Às vezes somos forçados a viver momentos desagradáveis, e não estamos prontos para encará-los. E encarar os maus momentos não quer dizer que devemos lutar com eles. O que devemos mesmo é não lhes dar bolas, e aprender com as tentativas deles. Eles só são maus para quem não sabe encará-los. Lembrei-me disso ontem, quando ia pela rua e fui “atacado” por uma cadelinha bem bonitinha, peludinha e chatinha. O carro parou, a porta se abriu e ela, a cadelinha, pulou no asfalto e partiu contra mim, numa barulheira ensurdecedora. Mas eu nem dei a mínima importância à atitude dela. Ela chegou até mim, esfregou o focinho na minha calça, e continuou latindo, como late uma cadelinha bonitinha e chatinha. Continuei caminhando sem dar a mínima atenção à cadelinha. De repente uma senhora saiu do volante, e assustada gritou:

– Carolina… para com isso, minina.

A cadela parou de passar o focinho na minha calça, mas continuou gritando. A senhora sorriu pra mim e falou, meio encabulada:

– Ela é assim mesmo.

Sorri e segui. Caminhei, pensando sobre os cães e os covardes. São iguais.
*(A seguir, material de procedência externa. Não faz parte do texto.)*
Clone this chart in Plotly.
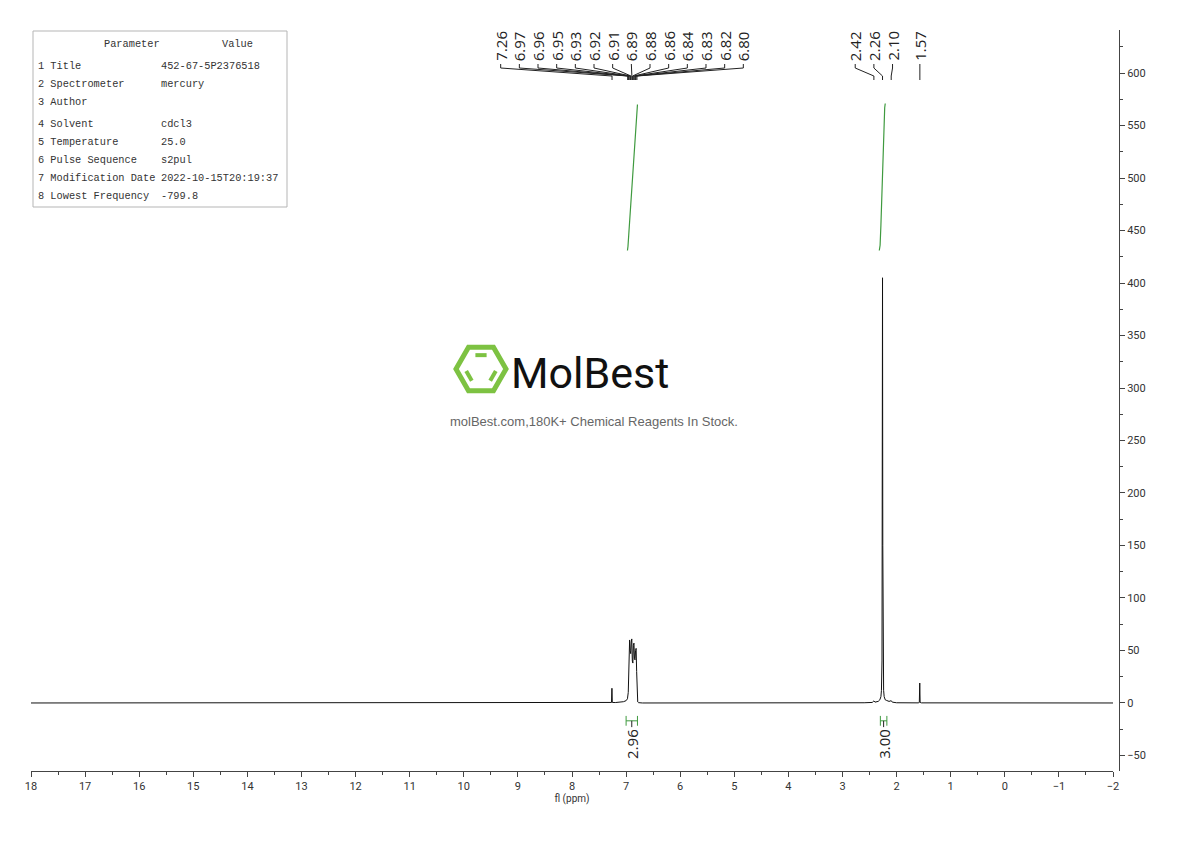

Atacam quando veem que você está com medo deles. E quando percebem que você não está com medo, ficam na deles. Mas os cães muitas vezes agem como humanos. Ali pertinho do supermercado tinha um cãozinho que tentava me atacar, sempre que eu passava pela calçada. Quando ele viu que eu não lhe dava atenção, ficou na dele. Até que um dia, eu vinha com o pão do para o café da tarde e quando passei, o cachorrinho estava deitado e percebi que ele me olhava estranho. Quando passei, ele levantou-se veio de mansinho, abocanhou meu bubum, arrancou o bolço da calça e saiu correndo. Entrou pelo portão e ficou me olhando. Segui sorrindo, com o bumbum arranha e o bolso arrancado. No dia seguinte dei uma bronca nele e ficou por isso mesmo. Afinal, ele mostrou o que realmente era. Somos todos da mesma origem. Estamos cada um na sua. Vamos viver a vida. Pense nisso.